The FTSE 100 has been around since 1984. And since then, there have been numerous periods of stellar and disappointing returns. Yet, investors who bought and held this index since its inception have, on average, earned roughly an 8% annualised return.
However, in more recent years, the FTSE 100 has struggled to keep up, especially compared to other international indices such as the S&P 500. Over the last decade, investors have earned closer to 6%.
There are a variety of reasons behind these lower returns. But most economists agree it’s a primarily down to a combination of lacklustre GDP growth in the UK economy as well as a lack of exposure to technology stocks.
As of 2024, only 1.01% of the UK’s flagship index is weighted in the technology industry, compared to 32.4% for the S&P 500.
How to invest in the FTSE 100
If you’re ready to get started, here’s how you can invest.

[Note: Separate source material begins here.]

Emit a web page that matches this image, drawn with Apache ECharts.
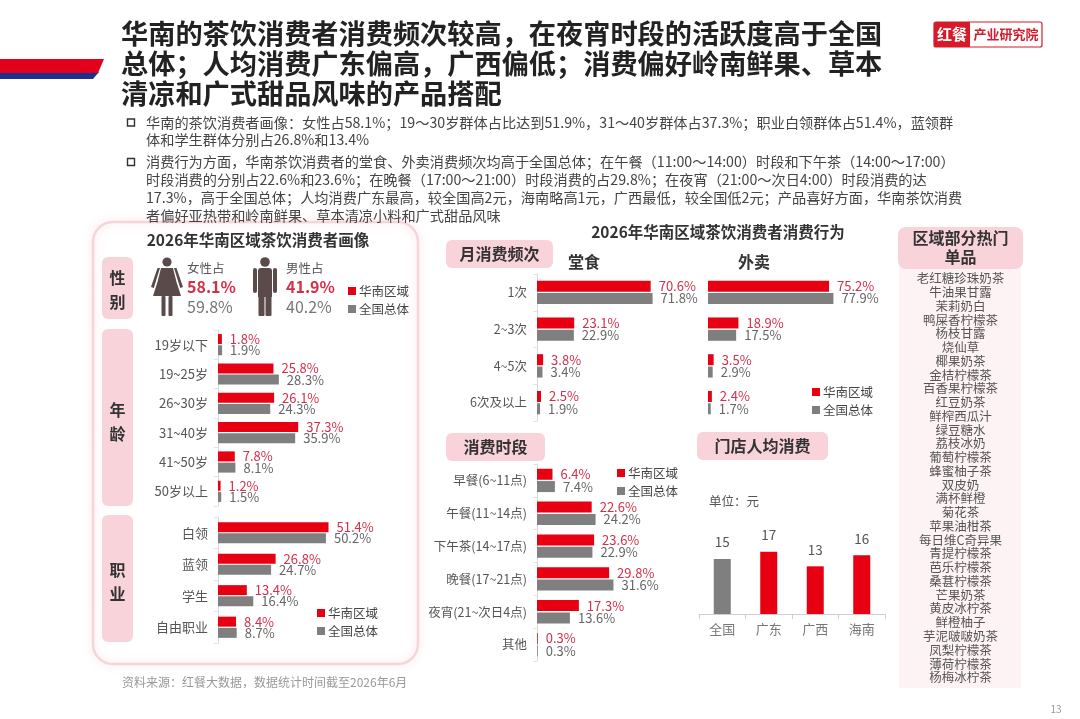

1. Choose how you want to invest
As you know, you can’t invest directly in the FTSE 100 unless you decide to buy shares in each of the companies in the index.
Instead, you can get exposure to the index by investing in an exchange-traded fund (ETF) that tracks the performance of the stocks in the FTSE 100.
2. Decide how much you want to invest
Once you’ve decided how you want to invest in the FTSE 100, you’ll need to decide how much you want to invest. You can either invest a lump sum or a certain amount each month.
3. Open an investing account
Next, you’ll need to open an investing account. You can either do this yourself online or employ a broker to do some of the work for you.
4. Start investing
Once you’ve got everything set up, you’re ready to start investing in the FTSE 100 – either through individual stocks or an ETF.
Check out our list of the top trading platforms in the UK to start investing today!
Which FTSE 100 index fund should I buy today?
Before investing capital into index funds, it’s crucial investors understand how they work. It’s a bit of a detailed subject, so we’ve written an entire guide to understanding and selecting index tracker funds.
However, in terms of pure minimising costs, the iShares Core FTSE 100 index fund currently offers the lowest management fees for investors. However, there are additional considerations which we explore in more detail in the guide.
What is the minimum investment in the FTSE 100?
When investing in mutual funds, there is sometimes a minimum investment requirement. This means investors are forced to allocate a minimum sum of capital to become a shareholder in a fund. And in some cases, this can be prohibitively expensive for smaller investors.
Minimum investment requirements for FTSE 100 index funds are unusual. In other words, they typically don’t have this restriction. As such, the minimum investment requirement becomes the cost of a single share.
Using iShares Core FTSE 100 as an example, the fund currently trades at a share price of 789.6p. As such, the effective minimum investment requirement is £7.896. For most investors, this is negligible.